SHORT TASK =>
Single out the lines that include the word "size". Copy them.

COLLECTED MATERIAL =>
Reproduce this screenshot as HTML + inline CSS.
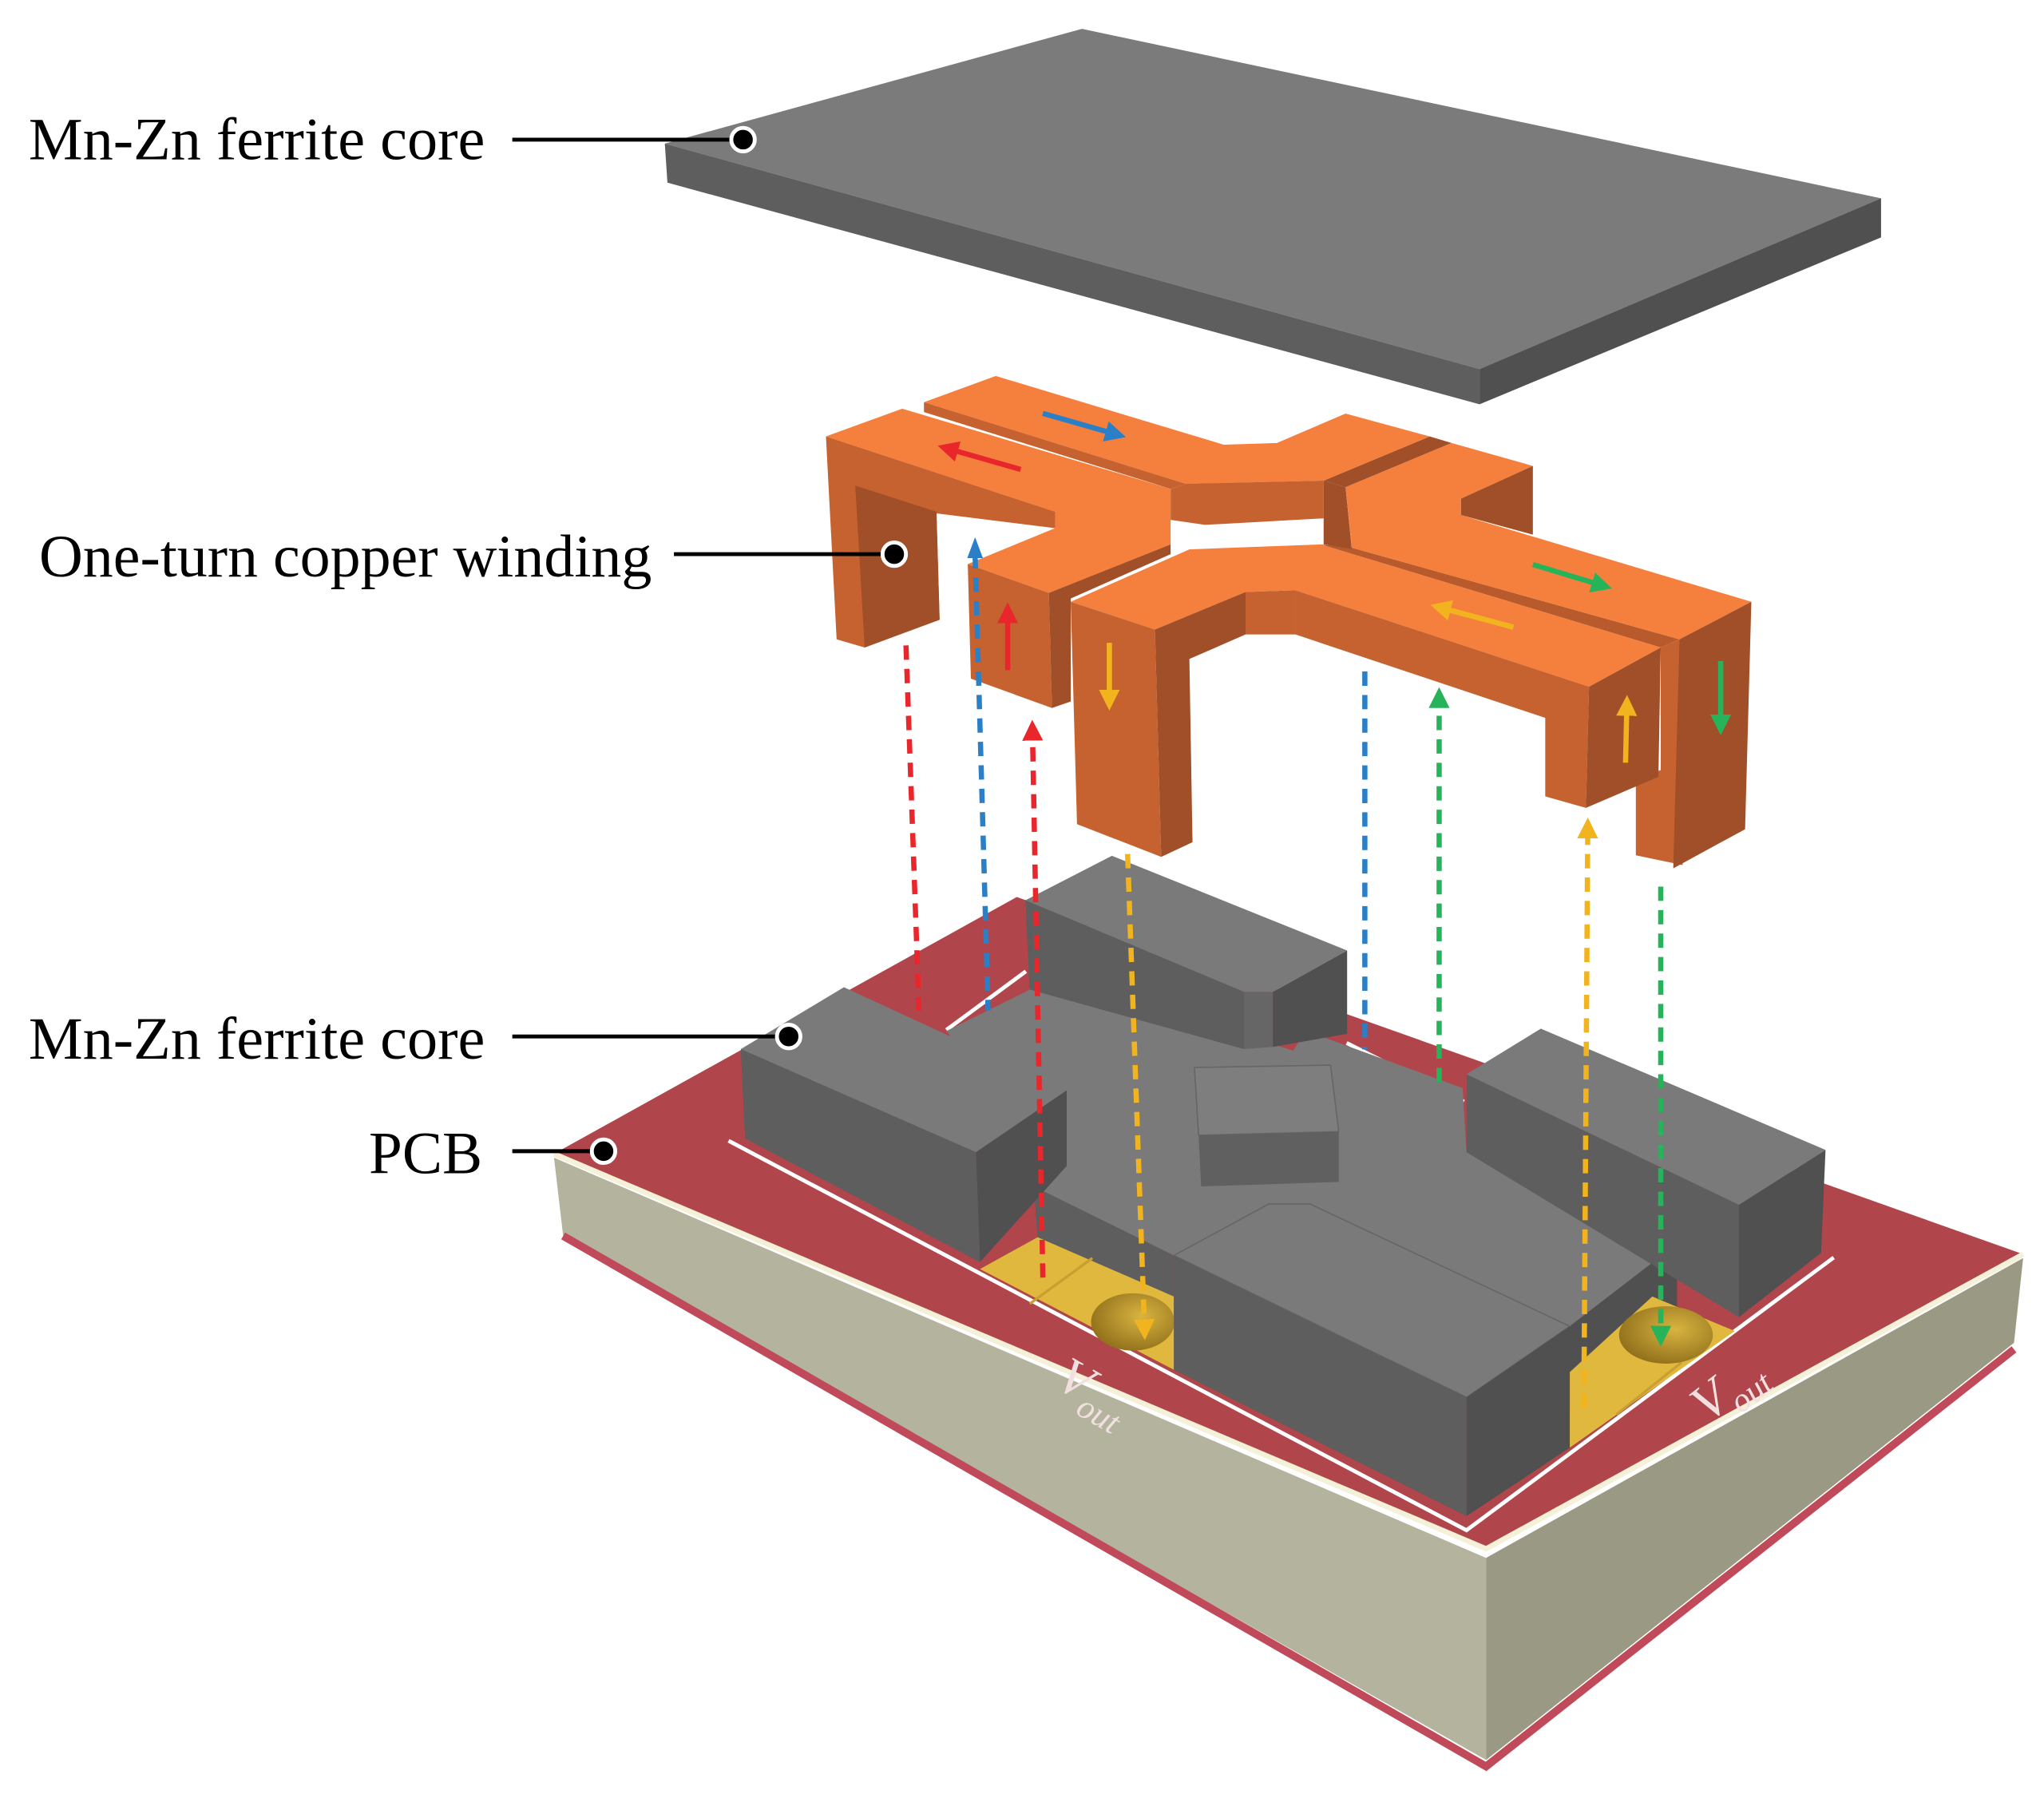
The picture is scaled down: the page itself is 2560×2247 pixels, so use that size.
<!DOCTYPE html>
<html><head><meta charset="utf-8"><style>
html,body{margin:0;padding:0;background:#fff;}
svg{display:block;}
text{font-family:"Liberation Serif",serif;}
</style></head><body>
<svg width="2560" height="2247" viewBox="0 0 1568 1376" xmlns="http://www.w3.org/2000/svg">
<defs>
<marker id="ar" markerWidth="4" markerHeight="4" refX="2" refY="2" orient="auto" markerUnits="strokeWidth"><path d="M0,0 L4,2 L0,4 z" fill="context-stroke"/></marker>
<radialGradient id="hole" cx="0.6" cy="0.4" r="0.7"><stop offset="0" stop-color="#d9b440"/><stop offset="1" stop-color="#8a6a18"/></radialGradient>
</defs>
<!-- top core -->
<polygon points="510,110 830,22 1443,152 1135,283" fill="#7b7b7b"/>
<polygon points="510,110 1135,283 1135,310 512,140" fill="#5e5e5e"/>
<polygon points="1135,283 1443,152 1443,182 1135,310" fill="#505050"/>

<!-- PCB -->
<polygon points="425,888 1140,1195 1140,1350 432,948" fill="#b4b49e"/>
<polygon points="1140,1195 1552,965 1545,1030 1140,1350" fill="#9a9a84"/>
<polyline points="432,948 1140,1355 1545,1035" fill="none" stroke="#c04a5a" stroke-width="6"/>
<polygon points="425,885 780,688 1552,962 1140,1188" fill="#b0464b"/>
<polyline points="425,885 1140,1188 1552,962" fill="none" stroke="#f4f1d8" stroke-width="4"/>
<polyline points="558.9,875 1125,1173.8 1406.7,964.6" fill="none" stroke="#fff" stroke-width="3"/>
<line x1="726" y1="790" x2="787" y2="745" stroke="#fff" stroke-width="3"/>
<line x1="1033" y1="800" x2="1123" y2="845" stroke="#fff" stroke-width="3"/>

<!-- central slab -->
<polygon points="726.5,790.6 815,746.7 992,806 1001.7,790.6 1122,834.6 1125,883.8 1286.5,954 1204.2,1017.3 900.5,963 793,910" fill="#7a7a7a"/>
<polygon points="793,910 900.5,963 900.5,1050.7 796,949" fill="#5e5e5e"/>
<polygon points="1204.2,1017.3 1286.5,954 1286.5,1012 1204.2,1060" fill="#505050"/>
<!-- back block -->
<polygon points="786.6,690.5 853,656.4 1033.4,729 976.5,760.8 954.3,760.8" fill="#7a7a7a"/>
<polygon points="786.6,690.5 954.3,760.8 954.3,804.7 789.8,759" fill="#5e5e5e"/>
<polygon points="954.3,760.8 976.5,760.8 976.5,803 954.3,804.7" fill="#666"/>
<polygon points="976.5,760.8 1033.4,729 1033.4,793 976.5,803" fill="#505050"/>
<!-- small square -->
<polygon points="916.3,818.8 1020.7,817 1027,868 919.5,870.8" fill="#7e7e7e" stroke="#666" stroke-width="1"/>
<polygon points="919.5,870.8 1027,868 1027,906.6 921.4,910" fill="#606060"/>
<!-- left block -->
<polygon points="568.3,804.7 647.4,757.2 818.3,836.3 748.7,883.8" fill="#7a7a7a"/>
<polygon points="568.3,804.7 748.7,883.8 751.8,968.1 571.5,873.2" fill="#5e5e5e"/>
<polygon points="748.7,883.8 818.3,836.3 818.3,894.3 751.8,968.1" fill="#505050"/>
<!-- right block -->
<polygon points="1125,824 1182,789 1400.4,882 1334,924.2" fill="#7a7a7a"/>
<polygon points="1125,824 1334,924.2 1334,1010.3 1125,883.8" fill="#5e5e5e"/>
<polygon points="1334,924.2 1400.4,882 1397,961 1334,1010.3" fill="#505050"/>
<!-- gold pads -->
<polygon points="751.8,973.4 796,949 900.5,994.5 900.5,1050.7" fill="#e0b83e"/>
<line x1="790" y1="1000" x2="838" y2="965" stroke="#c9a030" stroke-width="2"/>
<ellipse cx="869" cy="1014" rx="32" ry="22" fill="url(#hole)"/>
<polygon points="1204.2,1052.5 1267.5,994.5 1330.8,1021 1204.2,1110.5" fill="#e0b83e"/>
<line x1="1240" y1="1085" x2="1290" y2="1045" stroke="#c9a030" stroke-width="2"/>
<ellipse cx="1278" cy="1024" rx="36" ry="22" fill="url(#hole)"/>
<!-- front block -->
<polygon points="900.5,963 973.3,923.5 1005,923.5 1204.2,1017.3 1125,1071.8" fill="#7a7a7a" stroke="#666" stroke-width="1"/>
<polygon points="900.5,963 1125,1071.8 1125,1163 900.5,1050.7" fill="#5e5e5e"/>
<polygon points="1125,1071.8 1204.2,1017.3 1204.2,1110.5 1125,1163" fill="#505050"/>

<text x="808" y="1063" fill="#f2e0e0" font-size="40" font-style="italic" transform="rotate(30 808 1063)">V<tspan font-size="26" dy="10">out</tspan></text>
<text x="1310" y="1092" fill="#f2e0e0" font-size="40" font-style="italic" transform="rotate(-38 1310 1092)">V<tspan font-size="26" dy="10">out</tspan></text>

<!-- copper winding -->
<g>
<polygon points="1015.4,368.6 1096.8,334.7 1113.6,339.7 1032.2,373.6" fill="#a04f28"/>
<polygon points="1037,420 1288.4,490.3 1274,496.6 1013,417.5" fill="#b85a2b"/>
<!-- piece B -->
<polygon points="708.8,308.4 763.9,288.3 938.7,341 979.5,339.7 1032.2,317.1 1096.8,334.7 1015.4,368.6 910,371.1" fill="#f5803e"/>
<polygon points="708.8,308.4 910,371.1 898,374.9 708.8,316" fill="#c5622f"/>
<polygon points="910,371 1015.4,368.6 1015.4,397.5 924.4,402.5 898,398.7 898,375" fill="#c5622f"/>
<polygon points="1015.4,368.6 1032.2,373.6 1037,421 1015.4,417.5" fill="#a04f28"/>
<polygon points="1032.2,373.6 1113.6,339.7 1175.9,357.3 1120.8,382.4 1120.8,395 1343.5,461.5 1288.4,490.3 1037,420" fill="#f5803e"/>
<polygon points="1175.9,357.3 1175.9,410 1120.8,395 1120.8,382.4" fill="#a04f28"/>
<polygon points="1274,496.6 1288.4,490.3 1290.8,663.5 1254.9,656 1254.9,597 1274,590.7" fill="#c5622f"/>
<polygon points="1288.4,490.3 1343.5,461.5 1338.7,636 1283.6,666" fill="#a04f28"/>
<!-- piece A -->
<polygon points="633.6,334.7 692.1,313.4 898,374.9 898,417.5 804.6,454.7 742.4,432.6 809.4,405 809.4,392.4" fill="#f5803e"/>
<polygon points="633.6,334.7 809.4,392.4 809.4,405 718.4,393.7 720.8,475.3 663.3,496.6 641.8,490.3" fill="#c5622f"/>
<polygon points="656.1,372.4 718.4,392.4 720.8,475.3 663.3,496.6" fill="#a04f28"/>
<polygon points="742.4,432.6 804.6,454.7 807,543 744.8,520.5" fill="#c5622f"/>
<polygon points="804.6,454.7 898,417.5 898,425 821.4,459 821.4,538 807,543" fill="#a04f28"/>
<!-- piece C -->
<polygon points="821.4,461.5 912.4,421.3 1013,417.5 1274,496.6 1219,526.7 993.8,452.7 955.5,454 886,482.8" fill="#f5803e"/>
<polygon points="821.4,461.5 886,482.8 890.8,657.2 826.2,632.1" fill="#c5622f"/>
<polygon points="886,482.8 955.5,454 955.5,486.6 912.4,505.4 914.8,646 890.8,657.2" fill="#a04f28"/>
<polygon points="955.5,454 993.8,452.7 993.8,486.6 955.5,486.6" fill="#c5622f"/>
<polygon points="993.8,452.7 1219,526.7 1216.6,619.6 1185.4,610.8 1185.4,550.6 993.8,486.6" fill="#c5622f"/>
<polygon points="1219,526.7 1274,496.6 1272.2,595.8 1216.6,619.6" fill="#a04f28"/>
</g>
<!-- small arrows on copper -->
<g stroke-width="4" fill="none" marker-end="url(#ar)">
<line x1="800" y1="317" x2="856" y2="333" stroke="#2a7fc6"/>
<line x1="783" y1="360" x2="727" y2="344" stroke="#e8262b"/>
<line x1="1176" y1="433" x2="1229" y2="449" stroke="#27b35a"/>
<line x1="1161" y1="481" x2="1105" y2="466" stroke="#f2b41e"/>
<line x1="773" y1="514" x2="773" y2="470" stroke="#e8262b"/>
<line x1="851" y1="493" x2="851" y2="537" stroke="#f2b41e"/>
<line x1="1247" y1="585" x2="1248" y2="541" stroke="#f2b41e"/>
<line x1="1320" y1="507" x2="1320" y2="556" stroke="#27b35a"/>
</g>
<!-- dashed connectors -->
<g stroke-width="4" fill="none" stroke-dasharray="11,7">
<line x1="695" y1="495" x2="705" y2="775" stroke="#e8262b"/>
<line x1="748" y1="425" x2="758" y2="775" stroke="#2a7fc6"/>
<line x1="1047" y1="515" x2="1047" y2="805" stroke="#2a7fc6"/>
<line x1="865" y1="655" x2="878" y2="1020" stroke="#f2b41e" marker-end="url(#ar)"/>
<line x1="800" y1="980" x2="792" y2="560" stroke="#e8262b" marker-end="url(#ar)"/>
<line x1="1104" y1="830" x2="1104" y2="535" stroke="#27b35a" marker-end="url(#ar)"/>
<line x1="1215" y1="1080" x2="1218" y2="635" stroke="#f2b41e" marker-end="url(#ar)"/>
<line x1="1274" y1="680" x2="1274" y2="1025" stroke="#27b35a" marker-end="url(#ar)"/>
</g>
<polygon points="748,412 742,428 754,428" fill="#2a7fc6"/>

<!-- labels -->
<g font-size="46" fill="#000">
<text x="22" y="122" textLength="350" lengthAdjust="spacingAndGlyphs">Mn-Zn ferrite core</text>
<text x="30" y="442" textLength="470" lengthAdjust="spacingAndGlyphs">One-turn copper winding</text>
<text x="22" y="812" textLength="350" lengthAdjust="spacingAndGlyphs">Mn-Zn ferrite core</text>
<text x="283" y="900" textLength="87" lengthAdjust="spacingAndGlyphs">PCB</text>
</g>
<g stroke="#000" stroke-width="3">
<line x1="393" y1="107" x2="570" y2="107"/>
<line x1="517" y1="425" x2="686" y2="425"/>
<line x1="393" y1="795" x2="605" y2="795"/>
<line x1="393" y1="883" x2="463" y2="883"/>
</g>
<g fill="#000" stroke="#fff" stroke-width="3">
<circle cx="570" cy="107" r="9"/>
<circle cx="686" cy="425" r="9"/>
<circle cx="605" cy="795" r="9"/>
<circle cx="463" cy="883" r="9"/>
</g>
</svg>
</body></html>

THE RESPONSE =>
The picture is scaled down: the page itself is 2560×2247 pixels, so use that size.
<text x="808" y="1063" fill="#f2e0e0" font-size="40" font-style="italic" transform="rotate(30 808 1063)">V<tspan font-size="26" dy="10">out</tspan></text>
<text x="1310" y="1092" fill="#f2e0e0" font-size="40" font-style="italic" transform="rotate(-38 1310 1092)">V<tspan font-size="26" dy="10">out</tspan></text>
<g font-size="46" fill="#000">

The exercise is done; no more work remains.